WORK REQUIRED:
Carry none of the pictures over; set down the material below exactly.
──────
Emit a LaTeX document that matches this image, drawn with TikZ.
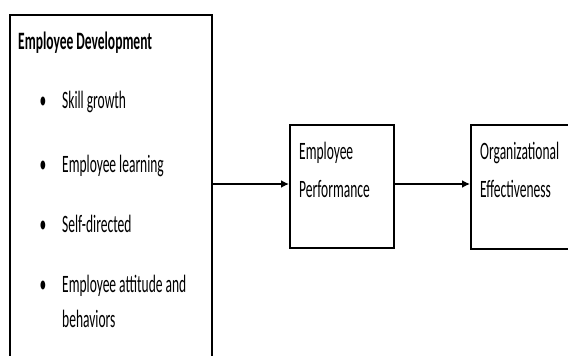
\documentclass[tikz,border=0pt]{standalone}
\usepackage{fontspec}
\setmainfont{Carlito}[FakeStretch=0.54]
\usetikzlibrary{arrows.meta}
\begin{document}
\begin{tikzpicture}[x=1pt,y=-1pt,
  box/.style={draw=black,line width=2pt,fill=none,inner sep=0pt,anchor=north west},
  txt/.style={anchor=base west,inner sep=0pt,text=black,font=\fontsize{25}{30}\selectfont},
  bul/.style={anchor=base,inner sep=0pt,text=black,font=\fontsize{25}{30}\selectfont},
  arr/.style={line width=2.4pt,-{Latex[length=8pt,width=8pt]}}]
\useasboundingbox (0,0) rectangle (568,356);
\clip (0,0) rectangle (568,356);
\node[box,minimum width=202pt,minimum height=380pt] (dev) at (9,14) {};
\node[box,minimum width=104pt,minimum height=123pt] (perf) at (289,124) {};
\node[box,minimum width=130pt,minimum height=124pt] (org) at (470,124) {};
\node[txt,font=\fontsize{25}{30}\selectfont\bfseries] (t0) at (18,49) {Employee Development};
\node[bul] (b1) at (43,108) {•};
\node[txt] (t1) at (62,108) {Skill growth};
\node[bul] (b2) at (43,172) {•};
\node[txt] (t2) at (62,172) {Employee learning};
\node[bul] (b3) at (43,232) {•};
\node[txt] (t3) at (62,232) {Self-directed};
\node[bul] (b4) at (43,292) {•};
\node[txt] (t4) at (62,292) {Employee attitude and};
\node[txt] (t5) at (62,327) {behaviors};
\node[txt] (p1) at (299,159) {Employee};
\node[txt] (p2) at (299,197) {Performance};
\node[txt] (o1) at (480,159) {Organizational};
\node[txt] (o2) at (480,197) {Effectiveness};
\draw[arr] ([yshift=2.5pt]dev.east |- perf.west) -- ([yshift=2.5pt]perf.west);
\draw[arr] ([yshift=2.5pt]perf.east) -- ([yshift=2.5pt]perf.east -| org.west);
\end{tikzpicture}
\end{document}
──────
SOLUTION TO THE EXERCISE:
Emit a LaTeX document that matches this image, drawn with TikZ.
\documentclass[tikz,border=0pt]{standalone}
\usepackage{fontspec}
\setmainfont{Carlito}[FakeStretch=0.54]
\usetikzlibrary{arrows.meta}
\begin{document}
\begin{tikzpicture}[x=1pt,y=-1pt,
  box/.style={draw=black,line width=2pt,fill=none,inner sep=0pt,anchor=north west},
  txt/.style={anchor=base west,inner sep=0pt,text=black,font=\fontsize{25}{30}\selectfont},
  bul/.style={anchor=base,inner sep=0pt,text=black,font=\fontsize{25}{30}\selectfont},
  arr/.style={line width=2.4pt,-{Latex[length=8pt,width=8pt]}}]
\useasboundingbox (0,0) rectangle (568,356);
\clip (0,0) rectangle (568,356);
\node[box,minimum width=202pt,minimum height=380pt] (dev) at (9,14) {};
\node[box,minimum width=104pt,minimum height=123pt] (perf) at (289,124) {};
\node[box,minimum width=130pt,minimum height=124pt] (org) at (470,124) {};
\node[txt,font=\fontsize{25}{30}\selectfont\bfseries] (t0) at (18,49) {Employee Development};
\node[bul] (b1) at (43,108) {•};
\node[txt] (t1) at (62,108) {Skill growth};
\node[bul] (b2) at (43,172) {•};
\node[txt] (t2) at (62,172) {Employee learning};
\node[bul] (b3) at (43,232) {•};
\node[txt] (t3) at (62,232) {Self-directed};
\node[bul] (b4) at (43,292) {•};
\node[txt] (t4) at (62,292) {Employee attitude and};
\node[txt] (t5) at (62,327) {behaviors};
\node[txt] (p1) at (299,159) {Employee};
\node[txt] (p2) at (299,197) {Performance};
\node[txt] (o1) at (480,159) {Organizational};
\node[txt] (o2) at (480,197) {Effectiveness};
\draw[arr] ([yshift=2.5pt]dev.east |- perf.west) -- ([yshift=2.5pt]perf.west);
\draw[arr] ([yshift=2.5pt]perf.east) -- ([yshift=2.5pt]perf.east -| org.west);
\end{tikzpicture}
\end{document}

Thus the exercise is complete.